In 2012 (32 years after Maria's murder), Senior Sergeant Ron Iddles obtained some new evidence from Maria's youngest son Adam, who was 11 when his mother was murdered. Adam James told Sgt Iddles that when he was a young boy in the Thornbury parish, he was sexually abused by Father Bongiorno. In his sworn statement, Adam James, who is intellectually impaired, said he told his mother about the sexual abuse just days before his mother was murdered and that his mother intended confronting Father Bongiorno about the sexual abuse.

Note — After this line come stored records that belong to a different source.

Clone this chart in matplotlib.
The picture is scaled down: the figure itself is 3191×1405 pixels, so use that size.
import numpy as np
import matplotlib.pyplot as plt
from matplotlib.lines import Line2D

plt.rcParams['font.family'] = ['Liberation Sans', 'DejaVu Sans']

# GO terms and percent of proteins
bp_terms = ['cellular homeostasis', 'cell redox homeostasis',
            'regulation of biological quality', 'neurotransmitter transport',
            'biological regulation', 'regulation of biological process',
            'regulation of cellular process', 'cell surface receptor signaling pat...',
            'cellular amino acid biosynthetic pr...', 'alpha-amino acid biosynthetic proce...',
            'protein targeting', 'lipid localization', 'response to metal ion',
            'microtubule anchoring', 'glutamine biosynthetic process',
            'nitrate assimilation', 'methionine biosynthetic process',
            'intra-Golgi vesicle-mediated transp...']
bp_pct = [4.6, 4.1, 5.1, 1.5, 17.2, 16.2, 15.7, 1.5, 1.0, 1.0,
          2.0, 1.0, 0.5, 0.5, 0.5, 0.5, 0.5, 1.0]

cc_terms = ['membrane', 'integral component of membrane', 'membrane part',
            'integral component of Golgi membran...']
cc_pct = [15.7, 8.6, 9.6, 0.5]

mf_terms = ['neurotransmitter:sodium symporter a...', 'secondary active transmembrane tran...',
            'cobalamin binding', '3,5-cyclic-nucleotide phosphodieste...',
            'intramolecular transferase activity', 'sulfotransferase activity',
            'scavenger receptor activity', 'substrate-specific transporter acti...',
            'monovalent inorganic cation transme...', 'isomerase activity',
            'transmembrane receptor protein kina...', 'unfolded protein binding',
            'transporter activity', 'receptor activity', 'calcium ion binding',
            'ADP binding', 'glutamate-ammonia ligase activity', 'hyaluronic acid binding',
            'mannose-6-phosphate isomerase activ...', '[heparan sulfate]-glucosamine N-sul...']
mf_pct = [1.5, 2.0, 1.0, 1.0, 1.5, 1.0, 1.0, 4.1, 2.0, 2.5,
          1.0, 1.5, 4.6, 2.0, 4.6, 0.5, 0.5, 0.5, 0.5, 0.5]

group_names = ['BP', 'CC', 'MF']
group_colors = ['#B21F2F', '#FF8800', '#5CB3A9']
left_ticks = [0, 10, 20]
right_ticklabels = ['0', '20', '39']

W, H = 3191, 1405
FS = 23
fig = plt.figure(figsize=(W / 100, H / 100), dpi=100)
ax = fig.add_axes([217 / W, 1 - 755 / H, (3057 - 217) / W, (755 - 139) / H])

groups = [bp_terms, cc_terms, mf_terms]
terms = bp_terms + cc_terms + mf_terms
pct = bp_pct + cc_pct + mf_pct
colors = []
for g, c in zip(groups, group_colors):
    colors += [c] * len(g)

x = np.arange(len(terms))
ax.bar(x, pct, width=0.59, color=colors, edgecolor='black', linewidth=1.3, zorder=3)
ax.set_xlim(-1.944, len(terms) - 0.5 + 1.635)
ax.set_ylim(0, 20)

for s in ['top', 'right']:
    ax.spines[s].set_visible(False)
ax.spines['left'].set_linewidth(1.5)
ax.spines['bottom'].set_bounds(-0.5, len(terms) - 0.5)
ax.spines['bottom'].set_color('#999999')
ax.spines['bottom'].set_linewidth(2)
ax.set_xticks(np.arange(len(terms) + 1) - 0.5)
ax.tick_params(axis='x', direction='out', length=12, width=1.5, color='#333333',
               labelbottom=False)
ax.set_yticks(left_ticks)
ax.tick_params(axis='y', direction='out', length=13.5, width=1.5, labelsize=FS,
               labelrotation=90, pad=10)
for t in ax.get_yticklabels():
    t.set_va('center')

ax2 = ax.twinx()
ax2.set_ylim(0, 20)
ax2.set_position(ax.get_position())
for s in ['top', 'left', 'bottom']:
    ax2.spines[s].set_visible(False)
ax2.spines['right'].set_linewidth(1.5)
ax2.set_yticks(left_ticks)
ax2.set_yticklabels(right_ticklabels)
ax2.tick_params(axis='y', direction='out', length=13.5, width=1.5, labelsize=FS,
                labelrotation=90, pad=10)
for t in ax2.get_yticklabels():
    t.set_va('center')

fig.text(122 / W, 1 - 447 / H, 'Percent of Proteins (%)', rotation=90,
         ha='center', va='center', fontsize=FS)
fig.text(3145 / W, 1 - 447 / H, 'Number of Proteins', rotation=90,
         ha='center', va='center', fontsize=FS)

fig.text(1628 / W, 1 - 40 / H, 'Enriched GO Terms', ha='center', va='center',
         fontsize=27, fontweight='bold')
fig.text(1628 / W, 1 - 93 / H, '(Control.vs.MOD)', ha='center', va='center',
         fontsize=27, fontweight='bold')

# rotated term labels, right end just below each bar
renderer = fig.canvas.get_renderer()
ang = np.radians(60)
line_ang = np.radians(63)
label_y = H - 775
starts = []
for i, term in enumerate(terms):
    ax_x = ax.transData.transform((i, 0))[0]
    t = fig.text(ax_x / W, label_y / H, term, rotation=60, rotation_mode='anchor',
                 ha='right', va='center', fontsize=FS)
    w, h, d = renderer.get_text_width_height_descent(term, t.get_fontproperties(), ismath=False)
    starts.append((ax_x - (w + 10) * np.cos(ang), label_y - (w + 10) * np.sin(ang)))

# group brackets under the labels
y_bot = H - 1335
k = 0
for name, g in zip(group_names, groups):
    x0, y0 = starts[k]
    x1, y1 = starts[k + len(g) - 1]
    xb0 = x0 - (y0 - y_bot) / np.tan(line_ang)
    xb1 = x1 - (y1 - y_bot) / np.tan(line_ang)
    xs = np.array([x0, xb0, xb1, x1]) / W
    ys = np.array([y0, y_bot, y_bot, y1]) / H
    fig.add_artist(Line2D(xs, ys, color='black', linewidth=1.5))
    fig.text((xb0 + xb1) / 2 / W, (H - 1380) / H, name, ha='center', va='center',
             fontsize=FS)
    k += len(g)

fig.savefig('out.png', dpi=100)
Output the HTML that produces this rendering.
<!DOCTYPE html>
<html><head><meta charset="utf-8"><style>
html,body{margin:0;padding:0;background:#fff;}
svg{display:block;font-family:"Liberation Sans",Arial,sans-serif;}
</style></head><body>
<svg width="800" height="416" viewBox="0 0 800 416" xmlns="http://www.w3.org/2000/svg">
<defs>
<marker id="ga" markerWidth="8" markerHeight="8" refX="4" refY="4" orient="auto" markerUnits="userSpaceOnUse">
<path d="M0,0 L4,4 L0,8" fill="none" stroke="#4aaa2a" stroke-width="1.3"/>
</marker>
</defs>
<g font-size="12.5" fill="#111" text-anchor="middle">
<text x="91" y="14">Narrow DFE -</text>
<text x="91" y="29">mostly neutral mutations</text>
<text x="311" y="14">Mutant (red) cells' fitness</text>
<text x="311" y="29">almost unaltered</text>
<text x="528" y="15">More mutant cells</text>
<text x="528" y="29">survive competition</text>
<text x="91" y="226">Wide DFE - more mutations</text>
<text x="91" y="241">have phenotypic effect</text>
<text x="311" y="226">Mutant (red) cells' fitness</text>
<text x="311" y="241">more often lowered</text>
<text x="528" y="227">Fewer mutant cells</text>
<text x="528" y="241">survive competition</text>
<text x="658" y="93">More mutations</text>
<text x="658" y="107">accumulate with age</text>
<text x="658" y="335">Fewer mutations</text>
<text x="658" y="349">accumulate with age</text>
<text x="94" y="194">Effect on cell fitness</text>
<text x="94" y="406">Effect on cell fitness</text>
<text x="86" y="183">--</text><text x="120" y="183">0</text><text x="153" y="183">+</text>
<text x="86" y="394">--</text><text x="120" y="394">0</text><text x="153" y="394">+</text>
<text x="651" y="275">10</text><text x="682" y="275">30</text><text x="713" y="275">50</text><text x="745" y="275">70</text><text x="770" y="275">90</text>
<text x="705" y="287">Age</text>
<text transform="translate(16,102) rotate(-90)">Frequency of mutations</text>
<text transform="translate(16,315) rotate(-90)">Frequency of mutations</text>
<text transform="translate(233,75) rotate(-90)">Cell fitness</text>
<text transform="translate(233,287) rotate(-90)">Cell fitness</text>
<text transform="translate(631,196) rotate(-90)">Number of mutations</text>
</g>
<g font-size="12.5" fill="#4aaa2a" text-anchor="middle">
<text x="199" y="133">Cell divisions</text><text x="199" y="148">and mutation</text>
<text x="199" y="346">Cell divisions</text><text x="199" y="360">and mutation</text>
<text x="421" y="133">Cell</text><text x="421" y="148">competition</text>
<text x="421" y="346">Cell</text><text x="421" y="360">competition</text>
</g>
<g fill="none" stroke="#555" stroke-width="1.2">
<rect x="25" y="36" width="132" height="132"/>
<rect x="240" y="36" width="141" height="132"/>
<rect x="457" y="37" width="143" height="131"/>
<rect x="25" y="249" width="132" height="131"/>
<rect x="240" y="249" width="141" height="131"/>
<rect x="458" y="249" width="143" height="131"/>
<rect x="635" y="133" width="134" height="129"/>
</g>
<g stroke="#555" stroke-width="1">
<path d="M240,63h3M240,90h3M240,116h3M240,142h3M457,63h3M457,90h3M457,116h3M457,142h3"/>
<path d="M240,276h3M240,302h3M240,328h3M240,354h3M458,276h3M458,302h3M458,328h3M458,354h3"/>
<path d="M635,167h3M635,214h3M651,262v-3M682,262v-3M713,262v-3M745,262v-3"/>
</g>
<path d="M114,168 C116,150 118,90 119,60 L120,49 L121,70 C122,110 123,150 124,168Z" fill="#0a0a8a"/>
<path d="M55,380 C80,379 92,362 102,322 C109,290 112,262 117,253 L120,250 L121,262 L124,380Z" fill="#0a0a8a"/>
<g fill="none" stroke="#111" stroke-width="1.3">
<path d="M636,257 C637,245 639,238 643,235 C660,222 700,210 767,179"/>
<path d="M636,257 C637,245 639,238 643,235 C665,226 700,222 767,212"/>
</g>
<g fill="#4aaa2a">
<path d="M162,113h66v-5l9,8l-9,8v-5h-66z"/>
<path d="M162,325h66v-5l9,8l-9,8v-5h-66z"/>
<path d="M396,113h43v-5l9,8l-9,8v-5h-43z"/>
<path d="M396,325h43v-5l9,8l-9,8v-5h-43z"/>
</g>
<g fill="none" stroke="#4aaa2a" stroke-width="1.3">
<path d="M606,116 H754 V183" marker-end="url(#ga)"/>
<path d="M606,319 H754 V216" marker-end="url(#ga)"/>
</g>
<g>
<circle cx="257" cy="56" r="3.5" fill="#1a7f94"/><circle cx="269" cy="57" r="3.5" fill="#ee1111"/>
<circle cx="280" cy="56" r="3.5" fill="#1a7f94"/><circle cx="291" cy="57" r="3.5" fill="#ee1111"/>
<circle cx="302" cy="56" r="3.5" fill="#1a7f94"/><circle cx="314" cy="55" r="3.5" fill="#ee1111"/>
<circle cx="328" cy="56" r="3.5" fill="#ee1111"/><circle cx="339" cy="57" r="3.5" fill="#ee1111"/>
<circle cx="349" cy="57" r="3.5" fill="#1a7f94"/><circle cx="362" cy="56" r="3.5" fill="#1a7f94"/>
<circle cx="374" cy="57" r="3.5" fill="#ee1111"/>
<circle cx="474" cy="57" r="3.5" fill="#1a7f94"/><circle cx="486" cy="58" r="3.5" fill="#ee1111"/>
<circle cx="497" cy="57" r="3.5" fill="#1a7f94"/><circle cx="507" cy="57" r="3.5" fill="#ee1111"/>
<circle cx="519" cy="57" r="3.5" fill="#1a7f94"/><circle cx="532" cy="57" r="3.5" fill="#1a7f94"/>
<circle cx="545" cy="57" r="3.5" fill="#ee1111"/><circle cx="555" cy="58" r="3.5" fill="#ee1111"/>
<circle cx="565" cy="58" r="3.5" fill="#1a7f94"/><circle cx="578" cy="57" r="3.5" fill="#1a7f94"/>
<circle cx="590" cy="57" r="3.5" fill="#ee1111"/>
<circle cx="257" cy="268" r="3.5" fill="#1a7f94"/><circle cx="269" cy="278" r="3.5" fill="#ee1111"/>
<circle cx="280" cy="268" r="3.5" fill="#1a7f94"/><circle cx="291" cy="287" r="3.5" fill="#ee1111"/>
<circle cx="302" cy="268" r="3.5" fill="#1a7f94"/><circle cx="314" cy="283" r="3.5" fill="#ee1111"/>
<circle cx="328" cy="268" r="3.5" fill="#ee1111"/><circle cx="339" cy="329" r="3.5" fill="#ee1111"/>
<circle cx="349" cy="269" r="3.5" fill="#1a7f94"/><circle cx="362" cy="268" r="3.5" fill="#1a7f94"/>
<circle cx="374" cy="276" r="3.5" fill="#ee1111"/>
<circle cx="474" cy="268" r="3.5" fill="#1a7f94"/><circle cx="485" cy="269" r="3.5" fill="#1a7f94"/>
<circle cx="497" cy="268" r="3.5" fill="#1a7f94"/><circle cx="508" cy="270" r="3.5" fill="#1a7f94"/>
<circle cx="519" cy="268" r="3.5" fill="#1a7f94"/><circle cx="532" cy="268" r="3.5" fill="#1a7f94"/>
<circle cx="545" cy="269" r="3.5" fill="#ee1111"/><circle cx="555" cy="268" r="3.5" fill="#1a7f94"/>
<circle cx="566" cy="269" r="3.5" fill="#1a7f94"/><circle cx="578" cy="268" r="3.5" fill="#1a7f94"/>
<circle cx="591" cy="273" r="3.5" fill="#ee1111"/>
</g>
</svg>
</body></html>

Sergeant Iddles decided to obtain the DNA of the late Father Bongiorno, so that this could be compared with DNA which the killer of Maria James left at the murder scene in 1980. However, Bongirono's sister refused to help police to obtain the Bongiorno DNA. If she had agreed, her DNA might have helped to clear or implicate her brother, according to Sgt Iddles.
Sgt Iddles considered the abuse of Adam James, along with other information (from a new witness who claimed he saw Father Bongiorno with blood on him on the day of the murder), was enough to warrant exhuming the priest’s body to get his DNA. Therefore, in 2012, Sergeant Iddles asked Victoria's coroner for permission to dig up the body of Father Anthony Bongiorno to obtain his DNA. The coroner, however, refused because (he said) there was not sufficient evidence for making such an order.
Sgt Iddles left the Homicide Squad in 2014 to become secretary of Victoria's police union.
Cold-case squad detectives issued a press release in 2015 to say they were no longer investigating Father Anthony Bongiorno regarding the Maria James murder.